| Questions | 5 |
| Topics | Drilling, Fasteners, Micrometers, Miter Box, Pliers |
Drilling is the process of making small holes in wood or metal while boring is the process of making larger holes.
A nail is a short pin-shaped shaft of steel that's typically used to fasten pieces of wood together. It has a flat head on one end and a point on the other. A rivet consists of a cylindrical shaft with a head on one end and a tail on the other. When the rivet is installed, the tail is expanded and reshaped to form another head, creating a dumbell shape that will hold two surfaces together semi-permanently.
Micrometers provide accuracy to the thousandths of an inch and come in outside and inside varieties.
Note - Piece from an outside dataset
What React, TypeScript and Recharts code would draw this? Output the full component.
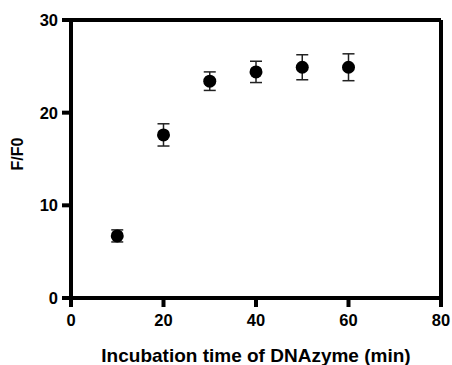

An outside micrometer is used to measure outside thickness, such as the diameter of a bolt, while an inside micrometer is used to measure the inside dimension of an object, such as the diameter of the hole of a nut or the width of a channel.
A miter box utlizes a back saw (a fine toothed saw with a rigid strip of steel opposite its blade edge) to make cuts in wood at a specified angle.
Pliers are designed to provide a mechanical advantage, allowing the force of the hand's grip to be amplified and focused with precision. Pliers also allow finer control over objects that are too small to be manipulated by the fingers alone. The standard configuration is combination pliers which provide a fixed maximum jaw width. Other styles include adjustable joint pliers that allow selecting jaw width, needle nose pliers for holding small objects in tight spaces and locking pliers that will lock in place to hold or clamp objects together.